Closing the loop on a campaign promise (and two previous posts from October of 2010 and February of 2012) I can report a mix of good and bad news after today’s Transportation and Infrastructure Committee discussion of the merits of adding a station between Southgate and Century Park.

From the report: land use around potential future LRT station at 40th Avenue. (Apartments in Blue, Petrolia Safeway site in Red.)
The good news: the report responding to my formal inquiry indicate that it is feasible to build a station at 40th Avenue while continuing to operate the LRT between Southgate and Century Park; Transportation also agreed that current Council policy on LRT design would call for more frequent placement of stations; and, the report confirms that a station would be relevant to a number of possible redevelopment sites in the neighbourhood.
The bad news: my fellow committee members did not support my motion to allow project to advance to budget to contend for conceptual design funding (roughly $100K) that would better nail down the costs of the project (estimated at $22 million ‘at the high end’ according to the General Manager of Transportation).
Sadly, the committee also nixed a motion to examine whether there are any other opportunities to add stations along the existing line. The argument was that they were unwilling to look at improvements to the current line until the rest of the LRT network is finished; I can see that point, but my vision is to make LRT work for as much of the City as possible, including allowing for enhancing our existing billion-dollar investment with a modest upgrade to make it relevant to areas it already travels through.
To be clear, I wouldn’t for a moment want this to come at the expense of LRT expansion elsewhere in the City. Instead, I suggested we might be able to piggy back this on a future expansion of the high-floor line for some cost efficiencies.

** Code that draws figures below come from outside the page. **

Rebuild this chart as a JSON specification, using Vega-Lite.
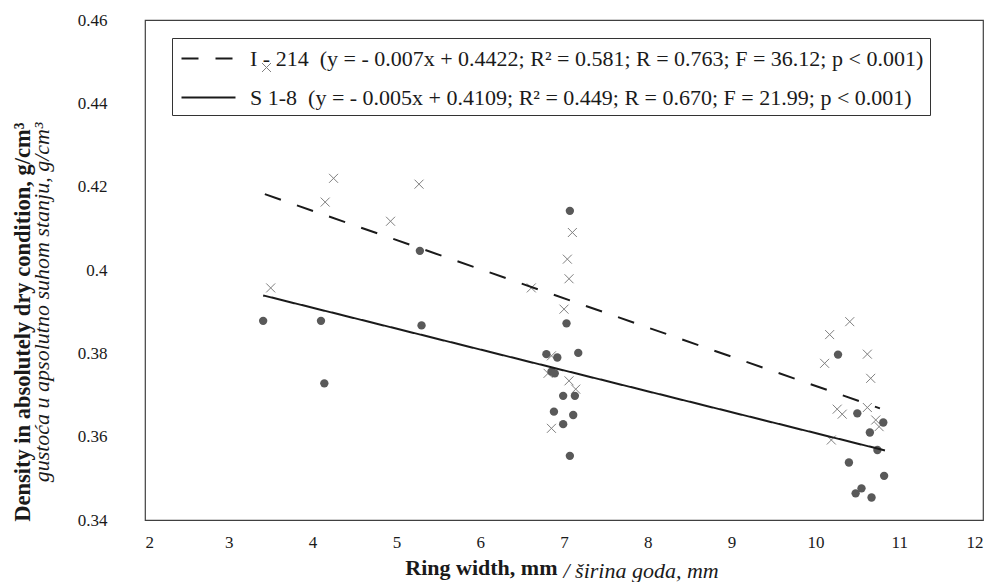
{
  "$schema": "https://vega.github.io/schema/vega-lite/v6.json",
  "autosize": {"type": "none"},
  "width": 838,
  "height": 500,
  "padding": {"left": 145, "top": 20, "right": 10, "bottom": 62},
  "background": "white",
  "config": {
    "view": {"stroke": "#404040", "strokeWidth": 1.2},
    "font": "Liberation Serif",
    "axis": {"grid": false, "domain": false, "ticks": false, "labelFont": "Liberation Serif", "labelFontSize": 17, "labelColor": "#1a1a1a", "titleFont": "Liberation Serif", "titleFontSize": 22, "titleColor": "#1a1a1a"},
    "legend": {"labelFont": "Liberation Serif"}
  },
  "datasets": {
    "points": [
      {"series": "I - 214", "x": 3.45, "y": 0.4486},
      {"series": "I - 214", "x": 3.5, "y": 0.3957},
      {"series": "I - 214", "x": 4.15, "y": 0.4163},
      {"series": "I - 214", "x": 4.25, "y": 0.422},
      {"series": "I - 214", "x": 4.93, "y": 0.4117},
      {"series": "I - 214", "x": 5.27, "y": 0.4206},
      {"series": "I - 214", "x": 6.61, "y": 0.3957},
      {"series": "I - 214", "x": 7.1, "y": 0.409},
      {"series": "I - 214", "x": 7.04, "y": 0.4026},
      {"series": "I - 214", "x": 7.06, "y": 0.3979},
      {"series": "I - 214", "x": 7.0, "y": 0.3906},
      {"series": "I - 214", "x": 6.85, "y": 0.3794},
      {"series": "I - 214", "x": 6.81, "y": 0.3752},
      {"series": "I - 214", "x": 7.06, "y": 0.3734},
      {"series": "I - 214", "x": 7.14, "y": 0.3714},
      {"series": "I - 214", "x": 6.85, "y": 0.362},
      {"series": "I - 214", "x": 10.41, "y": 0.3876},
      {"series": "I - 214", "x": 10.17, "y": 0.3845},
      {"series": "I - 214", "x": 10.62, "y": 0.3798},
      {"series": "I - 214", "x": 10.11, "y": 0.3776},
      {"series": "I - 214", "x": 10.66, "y": 0.374},
      {"series": "I - 214", "x": 10.26, "y": 0.3666},
      {"series": "I - 214", "x": 10.32, "y": 0.3654},
      {"series": "I - 214", "x": 10.62, "y": 0.367},
      {"series": "I - 214", "x": 10.72, "y": 0.364},
      {"series": "I - 214", "x": 10.76, "y": 0.3624},
      {"series": "I - 214", "x": 10.19, "y": 0.3592},
      {"series": "S 1-8", "x": 3.41, "y": 0.3878},
      {"series": "S 1-8", "x": 4.1, "y": 0.3878},
      {"series": "S 1-8", "x": 4.14, "y": 0.3728},
      {"series": "S 1-8", "x": 5.28, "y": 0.4046},
      {"series": "S 1-8", "x": 5.3, "y": 0.3867},
      {"series": "S 1-8", "x": 7.07, "y": 0.4142},
      {"series": "S 1-8", "x": 7.03, "y": 0.3872},
      {"series": "S 1-8", "x": 6.79, "y": 0.3798},
      {"series": "S 1-8", "x": 6.92, "y": 0.379},
      {"series": "S 1-8", "x": 7.17, "y": 0.3801},
      {"series": "S 1-8", "x": 6.85, "y": 0.3756},
      {"series": "S 1-8", "x": 6.89, "y": 0.3752},
      {"series": "S 1-8", "x": 6.99, "y": 0.3698},
      {"series": "S 1-8", "x": 7.13, "y": 0.3698},
      {"series": "S 1-8", "x": 6.88, "y": 0.366},
      {"series": "S 1-8", "x": 7.11, "y": 0.3652},
      {"series": "S 1-8", "x": 6.99, "y": 0.363},
      {"series": "S 1-8", "x": 7.07, "y": 0.3554},
      {"series": "S 1-8", "x": 10.27, "y": 0.3797},
      {"series": "S 1-8", "x": 10.5, "y": 0.3656},
      {"series": "S 1-8", "x": 10.81, "y": 0.3634},
      {"series": "S 1-8", "x": 10.65, "y": 0.361},
      {"series": "S 1-8", "x": 10.74, "y": 0.3568},
      {"series": "S 1-8", "x": 10.4, "y": 0.3538},
      {"series": "S 1-8", "x": 10.82, "y": 0.3506},
      {"series": "S 1-8", "x": 10.48, "y": 0.3464},
      {"series": "S 1-8", "x": 10.55, "y": 0.3476},
      {"series": "S 1-8", "x": 10.67, "y": 0.3454}
    ],
    "fits": [
      {"series": "I - 214", "x": 3.43, "y": 0.4182},
      {"series": "I - 214", "x": 10.77, "y": 0.3668},
      {"series": "S 1-8", "x": 3.41, "y": 0.3939},
      {"series": "S 1-8", "x": 10.83, "y": 0.3567}
    ]
  },
  "resolve": {"scale": {"x": "independent", "y": "independent"}},
  "layer": [
    {
      "layer": [
        {
          "data": {"name": "points"},
          "transform": [{"filter": "datum.series == 'I - 214'"}],
          "mark": {"type": "point", "shape": "M-1,-1L1,1M1,-1L-1,1", "filled": false, "stroke": "#7f7f7f", "strokeWidth": 1, "size": 81, "opacity": 1},
          "encoding": {
            "x": {"field": "x", "type": "quantitative"},
            "y": {"field": "y", "type": "quantitative"}
          }
        },
        {
          "data": {"name": "points"},
          "transform": [{"filter": "datum.series == 'S 1-8'"}],
          "mark": {"type": "circle", "size": 70, "color": "#595959", "opacity": 1},
          "encoding": {
            "x": {"field": "x", "type": "quantitative"},
            "y": {"field": "y", "type": "quantitative"}
          }
        },
        {
          "data": {"name": "fits"},
          "mark": {"type": "line", "color": "#1a1a1a", "strokeWidth": 2},
          "encoding": {
            "x": {"field": "x", "type": "quantitative"},
            "y": {"field": "y", "type": "quantitative"},
            "strokeDash": {
              "field": "series", "type": "nominal",
              "scale": {"domain": ["I - 214", "S 1-8"], "range": [[17, 17], [1, 0]]},
              "legend": {
                "title": null, "orient": "none", "legendX": 27, "legendY": 18,
                "strokeColor": "#333333", "padding": 6, "rowPadding": 13,
                "symbolType": "M-2,0L2,0", "symbolSize": 729, "symbolOffset": 16, "symbolStrokeWidth": 2, "symbolStrokeColor": "#1a1a1a", "symbolFillColor": "transparent",
                "labelFont": "Liberation Serif", "labelFontSize": 22, "labelColor": "#1a1a1a", "labelLimit": 2000, "labelOffset": 27,
                "labelExpr": "datum.label == 'I - 214' ? 'I - 214\u00a0\u00a0(y = - 0.007x + 0.4422; R\u00b2 = 0.581; R = 0.763; F = 36.12; p < 0.001)' : 'S 1-8\u00a0\u00a0(y = - 0.005x + 0.4109; R\u00b2 = 0.449; R = 0.670; F = 21.99; p < 0.001)'"
              }
            }
          }
        }
      ],
      "encoding": {
        "x": {"field": "x", "type": "quantitative",
          "scale": {"domain": [2, 12], "nice": false, "zero": false},
          "axis": {"values": [2, 3, 4, 5, 6, 7, 8, 9, 10, 11, 12], "format": "d", "labelPadding": 14, "labelFont": "Liberation Serif", "labelFontSize": 17,
            "title": "Ring width, mm", "titleFont": "Liberation Serif", "titleFontSize": 22, "titleFontWeight": "bold", "titleX": 412, "titleAlign": "right", "titlePadding": 7}},
        "y": {"field": "y", "type": "quantitative",
          "scale": {"domain": [0.34, 0.46], "nice": false, "zero": false},
          "axis": {"values": [0.34, 0.36, 0.38, 0.4, 0.42, 0.44, 0.46], "format": "~g", "labelPadding": 38, "labelFont": "Liberation Serif", "labelFontSize": 17,
            "title": "Density in absolutely dry condition, g/cm\u00b3", "titleFont": "Liberation Serif", "titleFontSize": 22.5, "titleFontWeight": "bold", "titleY": 102, "titleAlign": "right", "titlePadding": 43}}
      }
    },
    {
      "data": {"name": "fits"},
      "mark": {"type": "point", "opacity": 0},
      "encoding": {
        "x": {"field": "x", "type": "quantitative",
          "scale": {"domain": [2, 12], "nice": false, "zero": false},
          "axis": {"orient": "bottom", "labels": false, "title": "/ \u0161irina goda, mm", "titleFont": "Liberation Serif", "titleFontSize": 22, "titleFontStyle": "italic", "titleFontWeight": "normal", "titleX": 418, "titleAlign": "left", "titlePadding": 40}},
        "y": {"field": "y", "type": "quantitative",
          "scale": {"domain": [0.34, 0.46], "nice": false, "zero": false},
          "axis": {"orient": "left", "labels": false, "title": "gusto\u0107a u apsolutno suhom stanju, g/cm\u00b3", "titleFont": "Liberation Serif", "titleFontSize": 22, "titleFontStyle": "italic", "titleFontWeight": "normal", "titleY": 102, "titleAlign": "right", "titlePadding": 92}}
      }
    }
  ]
}
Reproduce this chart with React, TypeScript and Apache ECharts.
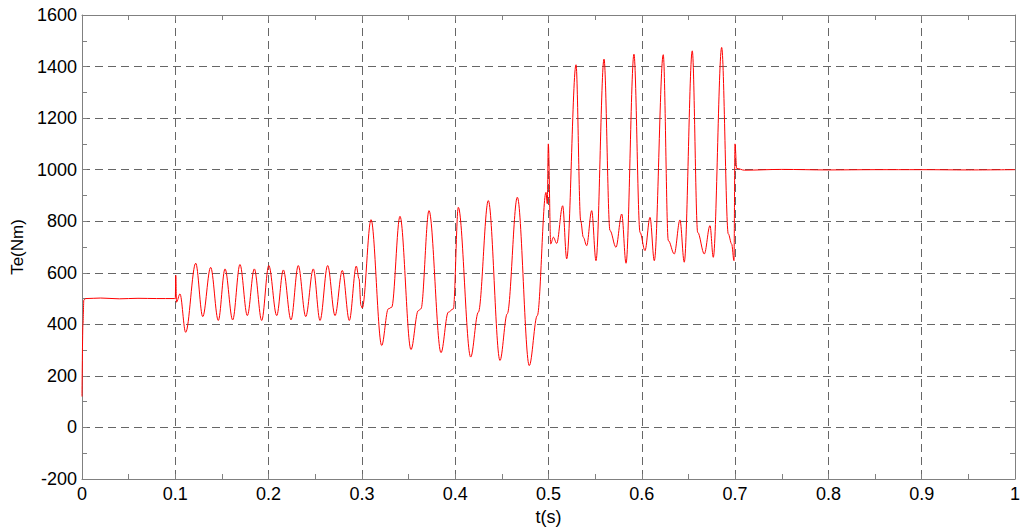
import React, { useEffect, useRef } from "react";
import * as echarts from "echarts";

// Time ticks (s) and torque ticks (Nm)
const xTicks = [0, 0.1, 0.2, 0.3, 0.4, 0.5, 0.6, 0.7, 0.8, 0.9, 1];
const yTicks = [-200, 0, 200, 400, 600, 800, 1000, 1200, 1400, 1600];

// Te(Nm) vs t(s), segment by segment
const startup: [number, number][] = [
  [0, 120], [0.001, 400], [0.002, 495], [0.004, 500], [0.02, 502], [0.04, 499],
  [0.06, 501], [0.08, 500], [0.099, 500],
];
const stage1: [number, number][] = [
  [0.1, 500], [0.1005, 590], [0.1013, 486], [0.105, 518], [0.1111, 369],
  [0.1219, 637], [0.1294, 430], [0.1379, 621], [0.1461, 415], [0.1533, 615],
  [0.1615, 417], [0.1693, 632], [0.1772, 434], [0.1847, 615], [0.1926, 415],
  [0.2002, 628], [0.2087, 434], [0.2158, 611], [0.224, 417], [0.2318, 628],
  [0.2398, 430], [0.2479, 615], [0.2551, 415], [0.2633, 628], [0.2712, 434],
  [0.279, 609], [0.2865, 415], [0.294, 626], [0.2969, 577], [0.299, 473],
];
const stage2: [number, number][] = [
  [0.3004, 463], [0.3098, 806], [0.3212, 318], [0.3283, 460], [0.3319, 466],
  [0.3408, 819], [0.3526, 302], [0.3604, 453], [0.3633, 460], [0.3719, 841],
  [0.3848, 290], [0.3926, 447], [0.398, 460], [0.4033, 854], [0.4166, 273],
  [0.4248, 447], [0.4355, 880], [0.448, 260], [0.4558, 441], [0.4666, 893],
  [0.4794, 240], [0.488, 434], [0.4973, 912], [0.4987, 868],
];
const stage3: [number, number][] = [
  [0.4998, 1100], [0.5024, 712], [0.5052, 738], [0.5088, 714], [0.5152, 860],
  [0.5195, 654], [0.5295, 1407], [0.5345, 802], [0.5373, 738], [0.5409, 705],
  [0.5463, 841], [0.5509, 647], [0.5595, 1429], [0.5659, 764], [0.5723, 699],
  [0.5785, 828], [0.5831, 637], [0.5916, 1448], [0.5981, 757], [0.6034, 686],
  [0.6088, 815], [0.6134, 647], [0.623, 1446], [0.6284, 725], [0.6348, 673],
  [0.6409, 805], [0.6455, 641], [0.6541, 1461], [0.6599, 757], [0.667, 673],
  [0.6731, 783], [0.6766, 660], [0.6856, 1474], [0.6927, 751], [0.6963, 712],
  [0.6988, 647],
];
const stage4: [number, number][] = [
  [0.6999, 1100], [0.7017, 1005], [0.71, 998], [0.75, 1001], [0.8, 999],
  [0.85, 1000], [0.9, 1000], [0.95, 999], [1, 1000],
];

const teData = [...startup, ...stage1, ...stage2, ...stage3, ...stage4];

const FONT = "'Liberation Sans', Arial, sans-serif";
const FRAME = "#808080";
const GRID = "#666666";

export default function App() {
  const ref = useRef<HTMLDivElement>(null);

  useEffect(() => {
    if (!ref.current) return;
    const chart = echarts.init(ref.current, undefined, { renderer: "svg" });

    const xBase = {
      type: "value" as const,
      min: xTicks[0],
      max: xTicks[xTicks.length - 1],
      interval: 0.1,
      axisLine: { show: true, onZero: false, lineStyle: { color: FRAME, width: 1 } },
      axisTick: { show: true, inside: true, length: 5, lineStyle: { color: FRAME } },
      minorTick: { show: true, splitNumber: 2, length: 5, lineStyle: { color: FRAME } },
    };
    const yBase = {
      type: "value" as const,
      min: yTicks[0],
      max: yTicks[yTicks.length - 1],
      interval: 200,
      axisLine: { show: true, onZero: false, lineStyle: { color: FRAME, width: 1 } },
      axisTick: { show: true, inside: true, length: 5, lineStyle: { color: FRAME } },
      minorTick: { show: true, splitNumber: 2, length: 5, lineStyle: { color: FRAME } },
    };

    chart.setOption({
      animation: false,
      backgroundColor: "#ffffff",
      grid: { left: 82, right: 9, top: 15, bottom: 53, containLabel: false },
      xAxis: [
        {
          ...xBase,
          position: "bottom",
          name: "t(s)",
          nameLocation: "middle",
          nameGap: 29,
          nameTextStyle: { fontFamily: FONT, fontSize: 18, color: "#000" },
          axisLabel: {
            show: true,
            margin: 6,
            fontFamily: FONT,
            fontSize: 18,
            color: "#000",
            formatter: (v: number) => String(Math.round(v * 10) / 10),
          },
          splitLine: { show: true, lineStyle: { color: GRID, type: [8, 5], width: 1 } },
        },
        {
          ...xBase,
          position: "top",
          axisLabel: { show: false },
          splitLine: { show: false },
        },
      ],
      yAxis: [
        {
          ...yBase,
          position: "left",
          name: "Te(Nm)",
          nameLocation: "middle",
          nameGap: 56,
          nameRotate: 90,
          nameTextStyle: { fontFamily: FONT, fontSize: 17, color: "#000" },
          axisLabel: {
            show: true,
            margin: 5,
            fontFamily: FONT,
            fontSize: 18,
            color: "#000",
            formatter: (v: number) => String(v),
          },
          splitLine: { show: true, lineStyle: { color: GRID, type: [8, 5], width: 1 } },
        },
        {
          ...yBase,
          position: "right",
          axisLabel: { show: false },
          splitLine: { show: false },
        },
      ],
      series: [
        {
          type: "line",
          data: teData,
          xAxisIndex: 0,
          yAxisIndex: 0,
          showSymbol: false,
          smooth: 0.35,
          smoothMonotone: "x",
          lineStyle: { color: "#ff0000", width: 1 },
          itemStyle: { color: "#ff0000" },
          z: 5,
        },
      ],
    });

    return () => chart.dispose();
  }, []);

  return (
    <div
      ref={ref}
      style={{ position: "fixed", left: 0, top: 0, width: 1024, height: 532, background: "#fff" }}
    />
  );
}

One other point worth flagging for future consideration is that the station, if and when one is built, would come with the expectation of changes in zoning and expanded development opportunity near the station and perhaps along 40th Avenue. There is a chicken and egg question in the distance, however, about how redevelopment will occur when this 45-year old area begins to turn over in future decades: with a station, it will evolve towards Council’s vision of modest increases in density, increased transportation choice, more opportunities for walkable neighbourhood businesses, and better city-wide access to the high schools and recreation centre. Without a station it will remain much the same.
But these questions, and which order to tackle them, will fall to a future Council.